A new analysis by Nathan Nunn (Harvard) and Nancy Qian (Yale) confirms those fears. Using data from USAID projects, they found that food aid increases the frequency as well of the duration of civil conflicts in recipient countries. That, of course, ought to force aid donors to confront the reality that their actions may cost more lives than they save. Ideally, it will change the way the aid is handed out, with a premium placed on guarding distribution channels against predation. Aiding Conflict: The Impact of U.S. Food Aid on Civil War. National Bureau of Economic Research Working Paper 17794. Download (limited free distribution) here.
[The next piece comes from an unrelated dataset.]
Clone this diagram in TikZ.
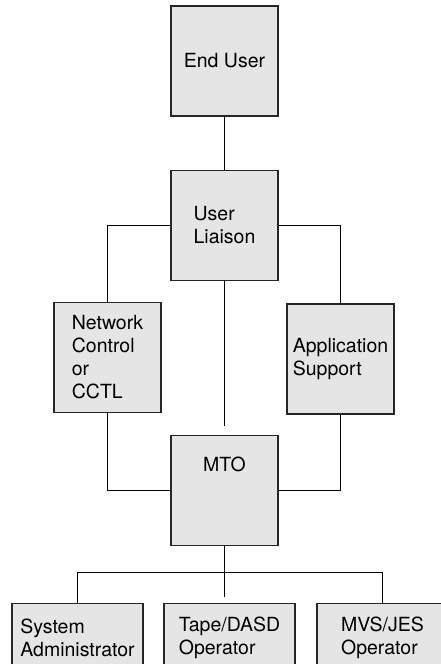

Manna from Spectrum. Business school guru Clayton Christensen coined the term "disruptive innovation" -- a technological advance that fundamentally changes how something important is done. (Think of the automobile or electric lighting.) The mobile phone fits this category in many developing nations, where in a single generation it has leapfrogged the sluggish expansion of costly wired telecom networks.
Kenya is a case in point. At the turn of the millennium, just one percent of Kenyan households had telephone service of any sort. Eleven years later, the figure was 93 percent -- virtually all of it via mobile phones. Equally startling, suggest Gabriel Demombynes and Aaron Thegeya of the World Bank, wireless phones are filling a vacuum in the provision of financial services to the poor and struggling middle class, radically boosting the growth of the financial services industry.
You can now deposit cash into your mobile phone account at phone company outlets in virtually every neighborhood and village, and then use your handset to transfer the money electronically to just about anyone you want. Mobile money is rapidly becoming the premier medium of exchange in Kenya. That's because it's far more cost-effective than bank-based checking. And, perhaps more importantly, it finesses the problem of street robbery in urban areas. Mobile money customers in Kenya went from zero in 2007 to 18 million in 2011. The system is now rapidly deepening to become a vehicle for interest-earning household savings as well as for bill payments. Kenya's Mobile Revolution and the Promise of Mobile Savings. World Bank Policy Research Working Paper 5988. Download (free) here.
No Polish Joke. For hundreds of years, Poland has been a pawn in the games of empires, shrinking, expanding, and sometimes disappearing altogether at the whim of tyrants and geo-politicians. Could anything good have come from this endless struggle for independence and identity?